In toying with the mark my son will leave on Western civilization, the idea of him writing the next Ulysses is sexy, though misguided. I love the way people say, “If Ulysses were written today, it would never get published.” True that. Though, not because the likes of Joyce aren’t around, they are. The Joyces of a hundred years on are less concerned with a parallel story of the most famous mythological journey of all time and a man’s wanderings through the streets of Dublin. Their schtick is more about posing fiction as fact...true stories of escaping Nazis and being raised by wolves in the Ukraine Misha: A Mémoire of the Holocaust Years, or raised by gangbangers in South Los Angeles, when you're really a Valley girl Love and Consequences. The need to be famous can make your nose grow just like that. I know shouldn’t be bogging you down with this. Had Samson been raised in a Skinnerian box, tended to his earliest formations with rubber gloves bolted to the structure of his 24-month home, he’d be less susceptible to my influences and less of a slave to his innate desire to emulate them. Equally, Samson could have chosen a more benign trait of mine to follow, like taking enormously embarrassing mouthfuls of food, for instance. But publishing!? I know keeping children in a box seems a little off, but most parents are hip to the idea, no? What do think a crib is?

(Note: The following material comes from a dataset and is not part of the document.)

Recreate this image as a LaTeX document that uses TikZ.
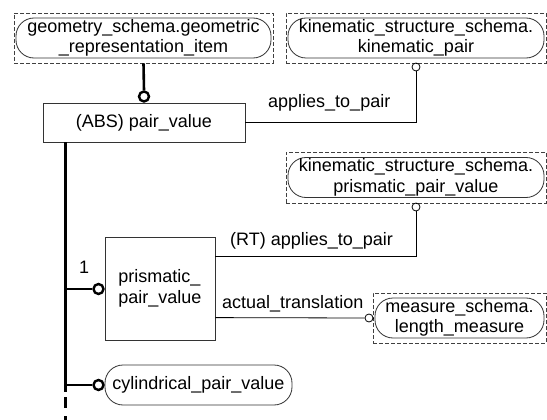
\documentclass[tikz,border=0pt]{standalone}
\usepackage{fontspec}
\setmainfont{Liberation Sans}
\usetikzlibrary{calc}
\newcommand\lblfont{\fontsize{18pt}{20.5pt}\selectfont}
\begin{document}
\begin{tikzpicture}[x=1pt,y=-1pt,
  ent/.style={draw=black!80, line width=0.8pt, rectangle, rounded corners=18pt, align=center, inner sep=0pt, font=\lblfont},
  ext/.style={draw=black!75, line width=0.8pt, dash pattern=on 4pt off 2pt, rectangle, inner sep=0pt},
  ebox/.style={draw=black!80, line width=0.8pt, rectangle, align=center, inner sep=0pt, font=\lblfont},
  thk/.style={line width=2.6pt},
  thn/.style={line width=0.8pt},
  bigc/.style={circle, draw, line width=2.4pt, fill=white, minimum size=10pt, inner sep=0pt},
  smc/.style={circle, draw, line width=0.8pt, fill=white, minimum size=8pt, inner sep=0pt},
  lbl/.style={font=\lblfont, inner sep=0pt}
]
\useasboundingbox[fill=white] (0,0) rectangle (547,420);

% external / entity nodes
\node[ext, minimum width=259pt, minimum height=50pt] (geoX) at (143.5,38) {};
\node[ent, minimum width=255pt, minimum height=40pt] (geo) at (143.5,38) {geometry\_schema.geometric\\\_representation\_item};
\node[ext, minimum width=260pt, minimum height=50pt] (kpX) at (416,38) {};
\node[ent, minimum width=256pt, minimum height=40pt] (kp) at (416,38) {kinematic\_structure\_schema.\\kinematic\_pair};
\node[ext, minimum width=260pt, minimum height=51pt] (ppvX) at (416,177.5) {};
\node[ent, minimum width=256pt, minimum height=40pt] (ppv) at (416,177.5) {kinematic\_structure\_schema.\\prismatic\_pair\_value};
\node[ext, minimum width=173pt, minimum height=50pt] (lmX) at (459.5,318) {};
\node[ent, minimum width=169pt, minimum height=40pt] (lm) at (459.5,318) {measure\_schema.\\length\_measure};

\node[ebox, minimum width=202pt, minimum height=39pt] (pv) at (144,122.5) {(ABS) pair\_value};
\node[ebox, minimum width=110pt, minimum height=103pt, align=left] (pp) at (160,288.5) {prismatic\_\\pair\_value};
\node[ent, minimum width=187pt, minimum height=40pt] (cyl) at (198.5,385) {cylindrical\_pair\_value};

% circles
\node[bigc] (c1) at (144,96.5) {};
\node[bigc] (cpp) at (98.5,289) {};
\node[bigc] (ccyl) at (98.5,385) {};
\node[smc] (ckp) at (416,67) {};
\node[smc] (cppv) at (416,207) {};
\node[smc] (clm) at (369,318) {};

% trunk coordinates
\coordinate (tTop) at ($(pv.south west)+(23,0)$);
\coordinate (tMid) at (tTop |- 0,392);
\coordinate (tDash) at (tTop |- 0,397);
\coordinate (tEnd) at (tTop |- 0,420);

% thick connectors
\draw[thk] (geoX.south) -- (c1.north);
\draw[thk] (tTop) -- (tMid);
\draw[thk, dash pattern=on 11pt off 8pt] (tDash) -- (tEnd);
\draw[thk] (tTop |- cpp) -- (cpp.west);
\draw[thk] (tTop |- ccyl) -- (ccyl.west);

% thin connectors
\draw[thn] (kpX.south) -- (ckp.north);
\draw[thn] (ckp.south) |- (pv.east);
\draw[thn] (ppvX.south) -- (cppv.north);
\draw[thn] (cppv.south) |- ($(pp.north east)+(0,20)$);
\draw[thn] ($(pp.north east)+(0,81)$) -- (clm.west);
\draw[thn] (lmX.west) -- (clm.east);

% labels
\node[lbl, anchor=base west] (l1) at (268,107) {applies\_to\_pair};
\node[lbl, anchor=base west] (l2) at (230,245) {(RT) applies\_to\_pair};
\node[lbl, anchor=base west] (l3) at (222,308) {actual\_translation};
\node[lbl, anchor=base west] (l4) at (79,273) {1};
\end{tikzpicture}
\end{document}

After his commanding declaration, I’ve been trying to get to grips with what both children will become. Standing by our kitchen island, recently, I looked over to the children’s dining table where my daughter, Amelia, valiantly drank juice from the air hole of her sippy cup while the contents streamed from the mouth piece onto the carpet, and then noticed the leaves at the bottom of my tea cup (That's a big fat James Frey whopper. I use tea bags). I wondered what they might tell regarding the fate of my two babes? Perhaps embracing Samson’s decision is what’s best? At the same time, I should prepare him for all that he is about to endure and enjoy. James Wright, the Pulitzer-prize winning poet, gave his son the sort of treatment that can only fortify a child’s quest for their dreams. Having read his son’s first poem, Wright said in an encouraging tone, “You’re a poet! Welcome to hell.” Notwithstanding, there is Samson's mother. I’m not sure if he’s considered Hope's wishes when it comes to his sallying off to some Paris commune of his own making. I get why this has to happen: the whole creative process and self-discovery thing, but mothers are mothers, especially one who already lives with a writer. She would no more want her son to leave home than to become a writer. And leaving home to become a writer, well, perhaps Wright’s commendation would work just as well in this instance: Samson, “Welcome to hell.” You've just broken your mother's heart. Given this, I wonder whether now is a good time to revisit the Skinner box idea with Hope? What better place from which to write from home?